In 2010, President Obama told a supportive crowd he wanted the United States to lead the world in number of college graduates by 2020. More recently, Senators Bernie Sanders and Elizabeth Warren have introduced legislation to make college tuition-free – meaning taxpayer-funded – for all students. They buttress their request that the two-thirds of American taxpayers who do not have a bachelor’s degree foot the bill for those seeking those degrees by repeating the little-questioned mantra that four-year degrees are the best way to prepare young people for the demands of the global marketplace of the future. But is that confidence in higher education’s benefits warranted?

True, people with four-year degrees still make more on average, but it’s hard to say how much of that difference is due to the value of the degrees, and how much of it is the varying demographic and cultural profiles of the people shelling out for them.

Increasingly, parents and students are questioning the value of taking out huge loans to go to a traditional, four-year university, especially as extreme campus protests make headlines all over the country. According to the Georgetown Center on Education and the Workforce, there are 30 million jobs in the market right now for those with something less than a bachelor’s degree, with an average salary of $55,000 a year, right around the median income in the United States.

The Obama Administration’s one-pathway-fits-all outlook, which downplayed options like apprenticeships, career certifications, two-year degrees, and flexible options like for-profit or online universities in favor of underwriting ever-larger student loans to traditional, four-year institutions, has not worked out for over-leveraged and under-employed Millennials. Worse, overregulation of alternative options and attempts to intrude into the quality evaluation business – think U.S. News & World Report rankings, but from biased bureaucrats – raised some credible fears of government bias in picking winners and losers.
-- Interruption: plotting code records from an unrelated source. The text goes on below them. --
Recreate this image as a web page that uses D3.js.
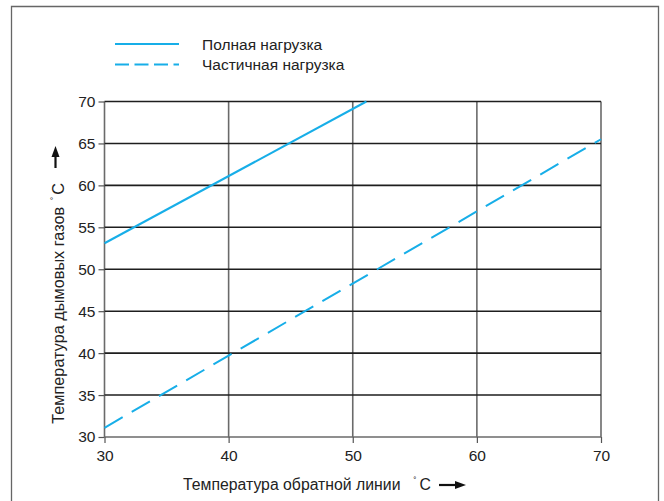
<!DOCTYPE html>
<html><head><meta charset="utf-8">
<script src="https://cdn.jsdelivr.net/npm/d3@7"></script>
<style>
body{margin:0;background:#fff;}
text{font-family:"Liberation Sans",Arial,sans-serif;fill:#222;}
</style></head>
<body>
<svg id="c" width="664" height="501"></svg>
<script>
// data
const fullLoadX = [30, 51.1];
const fullLoadY = [53.1, 70];
const partLoadX = [30, 70];
const partLoadY = [31.1, 65.5];
const xTicks = [30, 40, 50, 60, 70];
const yTicks = [30, 35, 40, 45, 50, 55, 60, 65, 70];
const seriesNames = ["Полная нагрузка", "Частичная нагрузка"];
const xTitle = "Температура обратной линии";
const yTitle = "Температура дымовых газов";
const unitLabel = "C";

const svg = d3.select("#c");
const color = "#17aee8";
const L = 104.5, R = 601, T = 101.5, B = 437;
const x = d3.scaleLinear().domain([30, 70]).range([L, R]);
const y = d3.scaleLinear().domain([30, 70]).range([B, T]);

// frame
svg.append("path").attr("d", `M11.5,510 V6.5 H658.5 V510`).attr("fill","none").attr("stroke","#666").attr("stroke-width",1.3);

// grid
svg.append("g").selectAll("line").data(xTicks).join("line")
  .attr("x1", d => x(d)).attr("x2", d => x(d)).attr("y1", T).attr("y2", B)
  .attr("stroke", "#6a6a6a").attr("stroke-width", 1.6);
svg.append("g").selectAll("line").data(yTicks).join("line")
  .attr("x1", L).attr("x2", R).attr("y1", d => y(d)).attr("y2", d => y(d))
  .attr("stroke", d => d === 30 ? "#6a6a6a" : "#1e1e1e").attr("stroke-width", 1.6);

// axes
const xa = svg.append("g").attr("transform", `translate(0,${B})`)
  .call(d3.axisBottom(x).tickValues(xTicks).tickSize(6).tickSizeOuter(0).tickFormat(d3.format("d")));
const ya = svg.append("g").attr("transform", `translate(${L},0)`)
  .call(d3.axisLeft(y).tickValues(yTicks).tickSize(6).tickSizeOuter(0).tickFormat(d3.format("d")));
[xa, ya].forEach(a => {
  a.select(".domain").remove();
  a.selectAll(".tick line").attr("stroke", "#555").attr("stroke-width", 1.2);
  a.selectAll(".tick text").attr("font-family", "Liberation Sans, Arial, sans-serif").attr("font-size", 15.5).attr("fill", "#222");
});
xa.selectAll(".tick text").attr("dy", "0.71em").attr("y", 13);
ya.selectAll(".tick text").attr("x", -9);

// series
const line = d3.line().x(d => x(d[0])).y(d => y(d[1]));
const full = d3.zip(fullLoadX, fullLoadY);
const part = d3.zip(partLoadX, partLoadY);
svg.append("path").datum(full).attr("d", line).attr("fill","none").attr("stroke",color).attr("stroke-width",2);
svg.append("path").datum(part).attr("d", line).attr("fill","none").attr("stroke",color).attr("stroke-width",2)
  .attr("stroke-dasharray","21,10.5");

// legend
const leg = svg.append("g");
seriesNames.forEach((n, i) => {
  const yy = 44 + i * 20.5;
  leg.append("line").attr("x1",115).attr("x2",179).attr("y1",yy).attr("y2",yy)
    .attr("stroke",color).attr("stroke-width",2.2).attr("stroke-dasharray", i ? "14,5.5" : null);
  leg.append("text").attr("x",202).attr("y",yy+5.5).attr("font-size",15.5).text(n);
});

// axis titles
const xt = svg.append("text").attr("x",183).attr("y",490).attr("font-size",15.8);
xt.append("tspan").text(xTitle);
xt.append("tspan").attr("dx",13).attr("dy",-6).attr("font-size",9).text("˚");
xt.append("tspan").attr("dx",3).attr("dy",6).text(unitLabel);

const yt = svg.append("text").attr("transform","translate(64,183) rotate(-90)").attr("text-anchor","end").attr("font-size",16.3);
yt.append("tspan").text(yTitle);
yt.append("tspan").attr("dx",7).attr("dy",-6).attr("font-size",9).text("˚");
yt.append("tspan").attr("dx",2).attr("dy",6).text(unitLabel);

// arrows
function arrow(x1,y1,x2,y2){
  const ang = Math.atan2(y2-y1,x2-x1), hl=11, hw=4;
  const bx = x2 - hl*Math.cos(ang), by = y2 - hl*Math.sin(ang);
  svg.append("line").attr("x1",x1).attr("y1",y1).attr("x2",bx+1*Math.cos(ang)).attr("y2",by+1*Math.sin(ang)).attr("stroke","#111").attr("stroke-width",2.2);
  svg.append("path").attr("d",`M${x2},${y2} L${bx - hw*Math.sin(ang)},${by + hw*Math.cos(ang)} L${bx + hw*Math.sin(ang)},${by - hw*Math.cos(ang)} Z`).attr("fill","#111");
}
arrow(439,485,466,485);
arrow(55.5,168,55.5,146);
</script>
</body></html>
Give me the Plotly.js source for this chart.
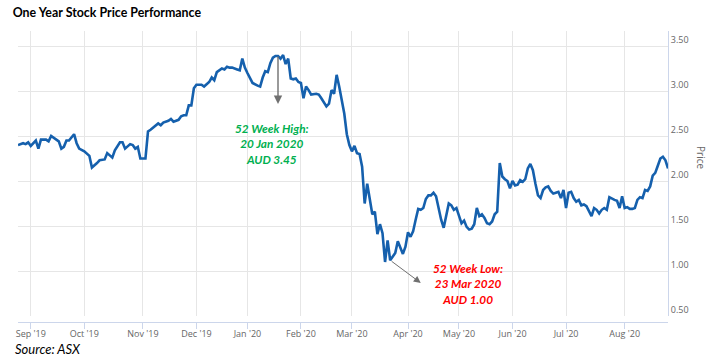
<!DOCTYPE html>
<html><head><meta charset="utf-8">
<script src="https://cdn.plot.ly/plotly-3.0.1.min.js"></script>
<style>html,body{margin:0;padding:0;background:#fff}#chart{width:711px;height:364px}</style>
</head><body><div id="chart"></div>
<script>
const dates = [
'2019-08-26','2019-08-28','2019-08-29','2019-08-30','2019-09-02','2019-09-04','2019-09-05','2019-09-06','2019-09-10','2019-09-11',
'2019-09-12','2019-09-16','2019-09-17','2019-09-18','2019-09-19','2019-09-20','2019-09-23','2019-09-25','2019-09-26','2019-09-27',
'2019-10-01','2019-10-03','2019-10-04','2019-10-08','2019-10-09','2019-10-11','2019-10-14','2019-10-16','2019-10-17','2019-10-21',
'2019-10-22','2019-10-23','2019-10-25','2019-10-28','2019-10-29','2019-10-30','2019-10-31','2019-11-04','2019-11-05','2019-11-06',
'2019-11-07','2019-11-08','2019-11-11','2019-11-12','2019-11-13','2019-11-15','2019-11-18','2019-11-19','2019-11-20','2019-11-21',
'2019-11-22','2019-11-25','2019-11-26','2019-11-27','2019-11-28','2019-11-29','2019-12-02','2019-12-04','2019-12-05','2019-12-09',
'2019-12-10','2019-12-11','2019-12-12','2019-12-16','2019-12-17','2019-12-18','2019-12-19','2019-12-20','2019-12-24','2019-12-27',
'2019-12-30','2019-12-31','2020-01-02','2020-01-03','2020-01-06','2020-01-08','2020-01-09','2020-01-10','2020-01-13','2020-01-14',
'2020-01-15','2020-01-16','2020-01-17','2020-01-20','2020-01-21','2020-01-22','2020-01-23','2020-01-24','2020-01-28','2020-01-29',
'2020-01-30','2020-01-31','2020-02-03','2020-02-04','2020-02-05','2020-02-06','2020-02-07','2020-02-11','2020-02-12','2020-02-13',
'2020-02-17','2020-02-18','2020-02-19','2020-02-20','2020-02-21','2020-02-24','2020-02-25','2020-02-26','2020-02-27','2020-02-28',
'2020-03-02','2020-03-03','2020-03-04','2020-03-05','2020-03-06','2020-03-09','2020-03-10','2020-03-11','2020-03-12','2020-03-13',
'2020-03-16','2020-03-17','2020-03-18','2020-03-19','2020-03-20','2020-03-23','2020-03-24','2020-03-25','2020-03-26','2020-03-27',
'2020-03-30','2020-03-31','2020-04-01','2020-04-02','2020-04-03','2020-04-06','2020-04-07','2020-04-08','2020-04-09','2020-04-14',
'2020-04-15','2020-04-16','2020-04-17','2020-04-20','2020-04-21','2020-04-22','2020-04-23','2020-04-24','2020-04-27','2020-04-28',
'2020-04-29','2020-04-30','2020-05-01','2020-05-04','2020-05-05','2020-05-06','2020-05-07','2020-05-08','2020-05-11','2020-05-12',
'2020-05-13','2020-05-14','2020-05-15','2020-05-18','2020-05-19','2020-05-20','2020-05-21','2020-05-22','2020-05-25','2020-05-26',
'2020-05-27','2020-05-28','2020-05-29','2020-06-01','2020-06-02','2020-06-03','2020-06-04','2020-06-05','2020-06-09','2020-06-10',
'2020-06-11','2020-06-12','2020-06-15','2020-06-16','2020-06-17','2020-06-18','2020-06-19','2020-06-22','2020-06-23','2020-06-24',
'2020-06-25','2020-06-26','2020-06-29','2020-06-30','2020-07-01','2020-07-02','2020-07-03','2020-07-06','2020-07-07','2020-07-08',
'2020-07-09','2020-07-10','2020-07-13','2020-07-14','2020-07-15','2020-07-16','2020-07-17','2020-07-20','2020-07-21','2020-07-22',
'2020-07-23','2020-07-24','2020-07-27','2020-07-28','2020-07-29','2020-07-30','2020-07-31','2020-08-03','2020-08-04','2020-08-05',
'2020-08-06','2020-08-07','2020-08-10','2020-08-11','2020-08-12','2020-08-13','2020-08-14','2020-08-17','2020-08-18','2020-08-19',
'2020-08-20','2020-08-21','2020-08-24','2020-08-25','2020-08-26'
];
const prices = [
2.40,2.42,2.41,2.43,2.39,2.45,2.36,2.46,2.46,2.44,
2.50,2.46,2.44,2.36,2.38,2.45,2.45,2.52,2.42,2.36,
2.33,2.28,2.15,2.20,2.23,2.24,2.31,2.26,2.34,2.43,
2.43,2.36,2.41,2.40,2.36,2.38,2.25,2.25,2.55,2.57,
2.59,2.62,2.64,2.62,2.65,2.67,2.69,2.66,2.67,2.68,
2.72,2.73,2.73,2.84,2.84,3.03,3.07,3.07,3.05,3.10,
3.15,3.12,3.21,3.25,3.24,3.27,3.26,3.26,3.24,3.23,
3.36,3.26,3.20,3.15,3.09,3.06,3.05,3.15,3.22,3.21,
3.31,3.37,3.39,3.39,3.36,3.40,3.30,3.36,3.14,3.13,
3.14,3.10,3.09,2.92,3.05,3.01,2.96,2.97,2.96,2.92,
2.83,2.86,3.01,2.97,3.18,3.05,2.90,2.75,2.52,2.40,
2.33,2.39,2.31,2.30,2.16,1.75,1.97,1.79,1.63,1.66,
1.41,1.52,1.42,1.10,1.34,1.12,1.16,1.20,1.33,1.25,
1.19,1.27,1.43,1.38,1.44,1.57,1.69,1.68,1.70,1.80,
1.84,1.84,1.87,1.83,1.68,1.57,1.48,1.60,1.75,1.73,
1.68,1.70,1.60,1.53,1.56,1.49,1.46,1.47,1.52,1.70,
1.61,1.63,1.59,1.53,1.52,1.55,1.63,1.66,2.20,2.05,
2.02,2.00,1.92,2.00,1.95,1.96,2.01,1.99,2.02,2.14,
2.19,2.12,1.97,1.84,1.81,1.90,1.93,1.94,1.89,1.86,
1.87,1.88,1.81,1.90,1.70,1.87,1.88,1.81,1.77,1.79,
1.73,1.74,1.72,1.66,1.61,1.70,1.68,1.64,1.68,1.70,
1.68,1.82,1.80,1.79,1.78,1.70,1.83,1.70,1.71,1.69,
1.69,1.70,1.79,1.82,1.81,1.90,1.89,1.94,2.06,2.09,
2.17,2.25,2.27,2.23,2.14
];
const tickDates = ['2019-09-02','2019-10-01','2019-11-01','2019-12-02','2020-01-02','2020-02-03',
  '2020-03-02','2020-04-01','2020-05-01','2020-06-01','2020-07-01','2020-08-03'];
const tickLabels = ["Sep '19","Oct '19","Nov '19","Dec '19","Jan '20","Feb '20",
  "Mar '20","Apr '20","May '20","Jun '20","Jul '20","Aug '20"];
const holidays = ['2019-12-25','2019-12-26','2020-01-01','2020-01-27','2020-04-10','2020-04-13','2020-06-08'];
const priceTicks = [0.5,1.0,1.5,2.0,2.5,3.0,3.5];
const highLabel = '52 Week High:<br>20 Jan 2020<br>AUD 3.45';
const lowLabel = '52 Week Low:<br>23 Mar 2020<br>AUD 1.00';

const trace = {
  x: dates, y: prices, type: 'scatter', mode: 'lines',
  line: {color: '#1560ad', width: 2.6}, hoverinfo: 'skip'
};
const axisFont = {family: 'Open Sans, sans-serif', size: 9, color: '#666666'};
const layout = {
  width: 711, height: 364,
  margin: {l: 18, r: 43, t: 31, b: 42},
  paper_bgcolor: '#ffffff', plot_bgcolor: '#ffffff',
  showlegend: false,
  title: {text: '<b>One Year Stock Price Performance</b>', xref: 'container', yref: 'container',
    x: 0.0179, xanchor: 'left', y: 0.9657, yanchor: 'middle',
    font: {family: 'Lato, sans-serif', size: 12.4, color: '#000000'}},
  xaxis: {
    type: 'date', range: [dates[0], dates[dates.length - 1]],
    rangebreaks: [{bounds: ['sat', 'mon']}, {values: holidays}],
    tickmode: 'array', tickvals: tickDates, ticktext: tickLabels,
    ticks: 'outside', ticklen: 6, tickcolor: '#ccd6eb', tickwidth: 1,
    ticklabelstandoff: -3,
    showline: true, linecolor: '#ccd6eb', linewidth: 1,
    showgrid: true, gridcolor: '#e6e6e6', gridwidth: 1, zeroline: false,
    anchor: 'free', position: 0, tickfont: axisFont
  },
  yaxis: {
    side: 'right', range: [0.5, 3.667], domain: [6 / 291, 1],
    tickmode: 'array', tickvals: priceTicks, tickformat: '.2f',
    showline: true, linecolor: '#ccd6eb', linewidth: 1,
    showgrid: true, gridcolor: '#e6e6e6', gridwidth: 1, zeroline: false,
    ticks: '', ticklabelposition: 'outside top', tickfont: axisFont
  },
  annotations: [
    {text: '<i>Source: ASX</i>', xref: 'paper', yref: 'paper', x: -0.0082, y: -0.092,
     xanchor: 'left', yanchor: 'middle', showarrow: false,
     font: {family: 'Lato, sans-serif', size: 13, color: '#000000'}},
    {text: 'Price', xref: 'paper', yref: 'paper', x: 1.0507, y: 0.5636, textangle: 90,
     xanchor: 'center', yanchor: 'middle', showarrow: false,
     font: {family: 'Open Sans, sans-serif', size: 10, color: '#666666'}},
    {text: '<b><i>' + highLabel + '</i></b>', xref: 'paper', yref: 'paper', x: 0.3908, y: 0.610,
     xanchor: 'center', yanchor: 'middle', showarrow: false,
     font: {family: 'Lato, sans-serif', size: 11.8, color: '#00B050'}},
    {text: '<b><i>' + lowLabel + '</i></b>', xref: 'paper', yref: 'paper', x: 0.6923, y: 0.1289,
     xanchor: 'center', yanchor: 'middle', showarrow: false,
     font: {family: 'Lato, sans-serif', size: 11.8, color: '#FF0000'}},
    {text: '', xref: 'x', yref: 'y', axref: 'x', ayref: 'y',
     x: '2020-01-20', y: 2.856, ax: '2020-01-20', ay: 3.40,
     showarrow: true, arrowhead: 2, arrowsize: 1.2, arrowwidth: 1.4, arrowcolor: '#707070'},
    {text: '', xref: 'x', yref: 'y', axref: 'x', ayref: 'y',
     x: '2020-04-08', y: 0.867, ax: '2020-03-23', ay: 1.12,
     showarrow: true, arrowhead: 2, arrowsize: 1.4, arrowwidth: 1, arrowcolor: '#707070'}
  ]
};
Plotly.newPlot('chart', [trace], layout, {displayModeBar: false, staticPlot: true});
</script>
</body></html>
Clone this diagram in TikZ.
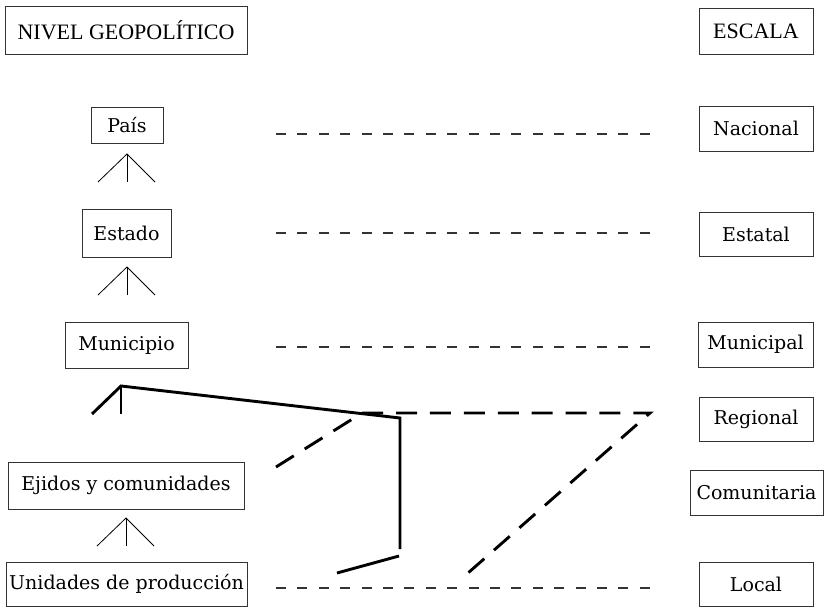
\documentclass[tikz,border=0pt]{standalone}
\usepackage{fontspec}
\setmainfont{DejaVu Serif}
\newfontfamily\hdrfont{Liberation Serif}
\begin{document}
\begin{tikzpicture}[x=1pt,y=-1pt,
  box/.style={draw=black!80,line width=0.9pt,inner sep=0pt,align=center,font=\fontsize{19}{22}\selectfont},
  hdr/.style={box,font=\hdrfont\fontsize{22}{25}\selectfont},
  rowdash/.style={draw=black!80,line width=1.1pt,dash pattern=on 10pt off 11.4pt},
  tri/.style={line width=0.8pt},
  heavy/.style={line width=2.9pt},
  heavydash/.style={line width=2.9pt,dash pattern=on 21pt off 12.9pt}]
\useasboundingbox (0,0) rectangle (824,607);
% headers
\node[hdr,minimum width=242pt,minimum height=48pt] (hl) at (126,30) {NIVEL GEOPOLÍTICO};
\node[hdr,minimum width=114pt,minimum height=46pt] (hr) at (756,31) {ESCALA};
% left column
\node[box,minimum width=72pt,minimum height=36pt] (pais) at (127,125) {País};
\node[box,minimum width=89pt,minimum height=48pt] (estado) at (126.5,233) {Estado};
\node[box,minimum width=123pt,minimum height=46pt] (muni) at (126.5,345) {Municipio};
\node[box,minimum width=236pt,minimum height=47pt] (ejidos) at (126,485.5) {Ejidos y comunidades};
\node[box,minimum width=241pt,minimum height=44pt] (unid) at (126.5,584) {Unidades de producción};
% right column
\node[box,minimum width=114pt,minimum height=45pt] (nac) at (756,128.5) {Nacional};
\node[box,minimum width=114pt,minimum height=44pt] (est) at (756,234) {Estatal};
\node[box,minimum width=115pt,minimum height=45pt] (mun) at (755.5,344.5) {Municipal};
\node[box,minimum width=114pt,minimum height=44pt] (reg) at (756,419) {Regional};
\node[box,minimum width=133pt,minimum height=45pt] (com) at (756.5,492.5) {Comunitaria};
\node[box,minimum width=114pt,minimum height=44pt] (loc) at (756,584) {Local};
% row dashed lines
\coordinate (d1a) at (276,134); \coordinate (d1b) at (651,134);
\coordinate (d2a) at (276,233); \coordinate (d2b) at (651,233);
\coordinate (d3a) at (276,347); \coordinate (d3b) at (651,347);
\coordinate (d4a) at (276,588); \coordinate (d4b) at (651,588);
\draw[rowdash] (d1a) -- (d1b);
\draw[rowdash] (d2a) -- (d2b);
\draw[rowdash] (d3a) -- (d3b);
\draw[rowdash] (d4a) -- (d4b);
% triangles
\coordinate (t1) at (127,154);
\coordinate (t2) at (127,267);
\coordinate (t3) at (126,518);
\foreach \t in {t1,t2,t3}{
  \draw[tri] (\t) ++(-29,28) -- (\t) -- ++(28,28);
  \draw[tri] (\t) -- ++(0,28);
}
% heavy solid lines
\coordinate (ha) at (121,386);
\coordinate (hl1) at (92,414);
\coordinate (hm) at (121,414);
\coordinate (hr1) at (400,418);
\coordinate (hr2) at (400,549);
\coordinate (hb1) at (399,556);
\coordinate (hb2) at (337,573);
\draw[heavy] (hl1) -- (ha) -- (hr1) -- (hr2);
\draw[heavy] (ha) -- (hm);
\draw[heavy] (hb1) -- (hb2);
% heavy dashed lines
\coordinate (p1) at (276,467);
\coordinate (p2) at (362,413);
\coordinate (p3) at (650,413);
\coordinate (p4) at (468,573);
\draw[heavydash] (p1) -- (p2) -- (p3) -- (p4);
\end{tikzpicture}
\end{document}
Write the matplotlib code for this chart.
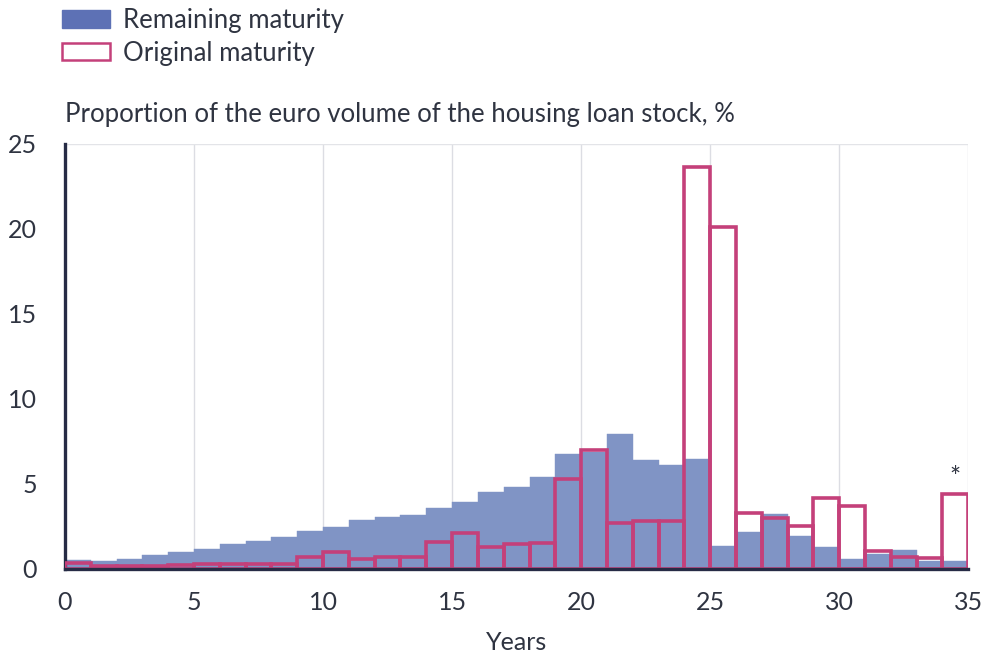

But some institutions are meeting the challenge head-on. Innovative schools like the University of Indiana at Purdue are opening online classes for credit and enrollment, and looking for alternative mechanisms to finance college tuition. One such promising policy idea is an income-share agreement, which gives the borrower more predictability by shifting some of the risk (and incentive to help the student succeed after college) to the university.

Unraveling the many, costly rules that have let the higher education sector coast along oblivious to market forces will be a long-term and complex debate. But it’s clear that the status quo, where the only pathway that is marketed as successful is paying thousands of dollars in homage to institutions that raise tuition well above inflation rate annually and remain indignant at any suggestion that they might need to prove their value to prospective students, is not an sustainable option.